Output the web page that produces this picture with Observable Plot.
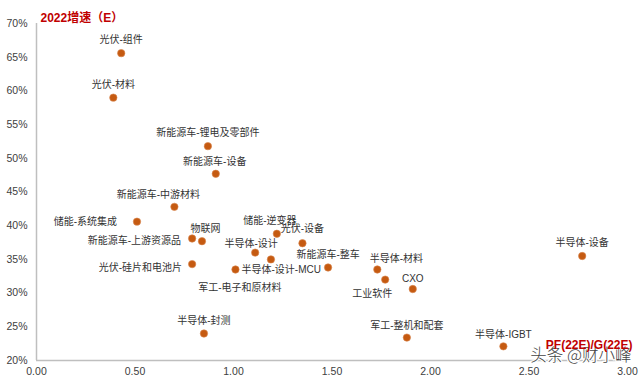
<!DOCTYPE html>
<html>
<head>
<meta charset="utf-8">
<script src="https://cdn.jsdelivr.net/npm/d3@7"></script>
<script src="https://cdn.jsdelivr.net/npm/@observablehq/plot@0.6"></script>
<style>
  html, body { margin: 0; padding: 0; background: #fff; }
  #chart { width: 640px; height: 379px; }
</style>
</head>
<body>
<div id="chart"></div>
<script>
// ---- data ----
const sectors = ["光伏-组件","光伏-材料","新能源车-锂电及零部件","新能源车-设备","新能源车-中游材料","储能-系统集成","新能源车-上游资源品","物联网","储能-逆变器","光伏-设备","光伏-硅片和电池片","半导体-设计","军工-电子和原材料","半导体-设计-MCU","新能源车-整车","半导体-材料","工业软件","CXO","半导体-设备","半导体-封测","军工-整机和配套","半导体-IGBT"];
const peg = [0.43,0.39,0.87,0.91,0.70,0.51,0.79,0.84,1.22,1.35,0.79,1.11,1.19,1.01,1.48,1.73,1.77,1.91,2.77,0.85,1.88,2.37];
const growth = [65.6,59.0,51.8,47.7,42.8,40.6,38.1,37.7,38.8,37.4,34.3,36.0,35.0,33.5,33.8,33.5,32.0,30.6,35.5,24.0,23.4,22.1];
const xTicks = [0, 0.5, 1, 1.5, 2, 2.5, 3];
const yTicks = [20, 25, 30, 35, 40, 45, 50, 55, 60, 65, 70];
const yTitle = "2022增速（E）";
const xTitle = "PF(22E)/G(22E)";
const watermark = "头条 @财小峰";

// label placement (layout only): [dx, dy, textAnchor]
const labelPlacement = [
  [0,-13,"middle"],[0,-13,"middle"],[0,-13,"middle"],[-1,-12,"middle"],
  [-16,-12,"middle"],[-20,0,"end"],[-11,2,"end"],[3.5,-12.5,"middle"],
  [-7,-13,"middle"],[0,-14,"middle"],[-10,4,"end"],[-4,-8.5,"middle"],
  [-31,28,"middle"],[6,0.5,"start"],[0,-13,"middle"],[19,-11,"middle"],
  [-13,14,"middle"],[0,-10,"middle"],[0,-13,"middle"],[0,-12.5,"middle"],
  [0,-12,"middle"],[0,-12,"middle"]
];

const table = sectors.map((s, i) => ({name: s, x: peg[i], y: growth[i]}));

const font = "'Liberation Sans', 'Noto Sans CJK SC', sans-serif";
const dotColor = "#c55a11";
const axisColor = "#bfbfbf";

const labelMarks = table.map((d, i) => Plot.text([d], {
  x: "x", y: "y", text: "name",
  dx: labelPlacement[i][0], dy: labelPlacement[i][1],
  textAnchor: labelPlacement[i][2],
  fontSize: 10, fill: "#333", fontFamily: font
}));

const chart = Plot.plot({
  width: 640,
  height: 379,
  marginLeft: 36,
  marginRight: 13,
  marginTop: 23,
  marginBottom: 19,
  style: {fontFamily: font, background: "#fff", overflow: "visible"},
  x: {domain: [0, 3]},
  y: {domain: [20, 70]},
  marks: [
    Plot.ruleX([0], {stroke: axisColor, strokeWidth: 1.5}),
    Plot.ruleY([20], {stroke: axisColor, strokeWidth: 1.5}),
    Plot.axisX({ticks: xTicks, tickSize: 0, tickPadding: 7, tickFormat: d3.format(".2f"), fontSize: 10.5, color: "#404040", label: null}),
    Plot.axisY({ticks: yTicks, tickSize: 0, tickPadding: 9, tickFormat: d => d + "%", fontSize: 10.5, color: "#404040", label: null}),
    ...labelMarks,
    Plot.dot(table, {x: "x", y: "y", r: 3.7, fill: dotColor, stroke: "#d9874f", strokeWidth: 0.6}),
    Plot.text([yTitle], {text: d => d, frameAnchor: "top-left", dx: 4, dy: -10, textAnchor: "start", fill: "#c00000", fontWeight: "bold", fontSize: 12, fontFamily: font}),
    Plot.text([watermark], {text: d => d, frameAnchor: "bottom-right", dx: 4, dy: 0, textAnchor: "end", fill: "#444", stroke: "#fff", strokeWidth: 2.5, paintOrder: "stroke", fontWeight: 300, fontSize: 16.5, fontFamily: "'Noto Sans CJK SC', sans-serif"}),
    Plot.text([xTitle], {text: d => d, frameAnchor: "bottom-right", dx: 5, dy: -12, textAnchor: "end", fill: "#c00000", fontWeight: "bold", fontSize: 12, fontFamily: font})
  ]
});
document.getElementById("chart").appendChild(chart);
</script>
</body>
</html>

======

What the exercise asks —
Return the material exactly as given, apart from the pictures.

Reply to the task —
Output the web page that produces this picture with Observable Plot.
<!DOCTYPE html>
<html>
<head>
<meta charset="utf-8">
<script src="https://cdn.jsdelivr.net/npm/d3@7"></script>
<script src="https://cdn.jsdelivr.net/npm/@observablehq/plot@0.6"></script>
<style>
  html, body { margin: 0; padding: 0; background: #fff; }
  #chart { width: 640px; height: 379px; }
</style>
</head>
<body>
<div id="chart"></div>
<script>
// ---- data ----
const sectors = ["光伏-组件","光伏-材料","新能源车-锂电及零部件","新能源车-设备","新能源车-中游材料","储能-系统集成","新能源车-上游资源品","物联网","储能-逆变器","光伏-设备","光伏-硅片和电池片","半导体-设计","军工-电子和原材料","半导体-设计-MCU","新能源车-整车","半导体-材料","工业软件","CXO","半导体-设备","半导体-封测","军工-整机和配套","半导体-IGBT"];
const peg = [0.43,0.39,0.87,0.91,0.70,0.51,0.79,0.84,1.22,1.35,0.79,1.11,1.19,1.01,1.48,1.73,1.77,1.91,2.77,0.85,1.88,2.37];
const growth = [65.6,59.0,51.8,47.7,42.8,40.6,38.1,37.7,38.8,37.4,34.3,36.0,35.0,33.5,33.8,33.5,32.0,30.6,35.5,24.0,23.4,22.1];
const xTicks = [0, 0.5, 1, 1.5, 2, 2.5, 3];
const yTicks = [20, 25, 30, 35, 40, 45, 50, 55, 60, 65, 70];
const yTitle = "2022增速（E）";
const xTitle = "PF(22E)/G(22E)";
const watermark = "头条 @财小峰";

// label placement (layout only): [dx, dy, textAnchor]
const labelPlacement = [
  [0,-13,"middle"],[0,-13,"middle"],[0,-13,"middle"],[-1,-12,"middle"],
  [-16,-12,"middle"],[-20,0,"end"],[-11,2,"end"],[3.5,-12.5,"middle"],
  [-7,-13,"middle"],[0,-14,"middle"],[-10,4,"end"],[-4,-8.5,"middle"],
  [-31,28,"middle"],[6,0.5,"start"],[0,-13,"middle"],[19,-11,"middle"],
  [-13,14,"middle"],[0,-10,"middle"],[0,-13,"middle"],[0,-12.5,"middle"],
  [0,-12,"middle"],[0,-12,"middle"]
];

const table = sectors.map((s, i) => ({name: s, x: peg[i], y: growth[i]}));

const font = "'Liberation Sans', 'Noto Sans CJK SC', sans-serif";
const dotColor = "#c55a11";
const axisColor = "#bfbfbf";

const labelMarks = table.map((d, i) => Plot.text([d], {
  x: "x", y: "y", text: "name",
  dx: labelPlacement[i][0], dy: labelPlacement[i][1],
  textAnchor: labelPlacement[i][2],
  fontSize: 10, fill: "#333", fontFamily: font
}));

const chart = Plot.plot({
  width: 640,
  height: 379,
  marginLeft: 36,
  marginRight: 13,
  marginTop: 23,
  marginBottom: 19,
  style: {fontFamily: font, background: "#fff", overflow: "visible"},
  x: {domain: [0, 3]},
  y: {domain: [20, 70]},
  marks: [
    Plot.ruleX([0], {stroke: axisColor, strokeWidth: 1.5}),
    Plot.ruleY([20], {stroke: axisColor, strokeWidth: 1.5}),
    Plot.axisX({ticks: xTicks, tickSize: 0, tickPadding: 7, tickFormat: d3.format(".2f"), fontSize: 10.5, color: "#404040", label: null}),
    Plot.axisY({ticks: yTicks, tickSize: 0, tickPadding: 9, tickFormat: d => d + "%", fontSize: 10.5, color: "#404040", label: null}),
    ...labelMarks,
    Plot.dot(table, {x: "x", y: "y", r: 3.7, fill: dotColor, stroke: "#d9874f", strokeWidth: 0.6}),
    Plot.text([yTitle], {text: d => d, frameAnchor: "top-left", dx: 4, dy: -10, textAnchor: "start", fill: "#c00000", fontWeight: "bold", fontSize: 12, fontFamily: font}),
    Plot.text([watermark], {text: d => d, frameAnchor: "bottom-right", dx: 4, dy: 0, textAnchor: "end", fill: "#444", stroke: "#fff", strokeWidth: 2.5, paintOrder: "stroke", fontWeight: 300, fontSize: 16.5, fontFamily: "'Noto Sans CJK SC', sans-serif"}),
    Plot.text([xTitle], {text: d => d, frameAnchor: "bottom-right", dx: 5, dy: -12, textAnchor: "end", fill: "#c00000", fontWeight: "bold", fontSize: 12, fontFamily: font})
  ]
});
document.getElementById("chart").appendChild(chart);
</script>
</body>
</html>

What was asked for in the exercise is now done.